|
Checking online, this [1] appears to be one of the most heavily referenced on StackOverflow for downloading both user entered and automatically generated transcripts. (Python based) [1] https://github.com/jdepoix/youtube-transcript-api Notably, Google really needs to have an obvious API endpoint for this kind of call. If 1000's of programmers are all rolling their own implementation, there's probably a huge number that constantly download the full video and transcribe in data harvesting. Kind of surprised honestly it's taken this long for Youtube to fall prey to massive data harvesting campaigns. From this article [2] and this paper on Youtube data statistics [3] there are ~14,000,000,000 videos on Youtube with a mean length of 615 seconds (~10 minutes).
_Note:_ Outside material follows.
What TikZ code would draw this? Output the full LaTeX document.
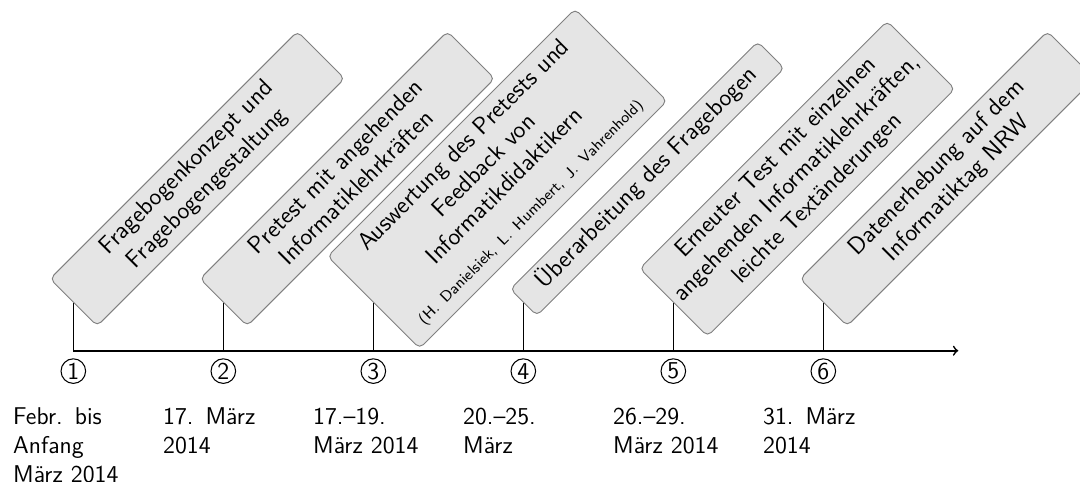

You'd think people would be interested in: 8,610,000,000,000 seconds
143,500,000,000 minutes
2,391,666,666 hours
3,274,083 months
272,840 years
27,284 decades
2,728 centuries
273 millennia
Of live action video on nearly every single subject in human existence.Also, the paper's really cool and extremely sobering about being a "content creator" based on the 1% get all views. [2] "What We Discovered on ‘Deep YouTube’", https://www.theatlantic.com/technology/archive/2024/01/how-m... [3] "Dialing for Videos: A Random Sample of YouTube", https://journalqd.org/article/view/4066/3766 |
But, I think they are probably culturally opposed to publicly exposing this sort of thing, even if it only works via authenticated account. Also worth considering that doing so would make it easier for a competitor to steal the value they provide with the generated closed captions.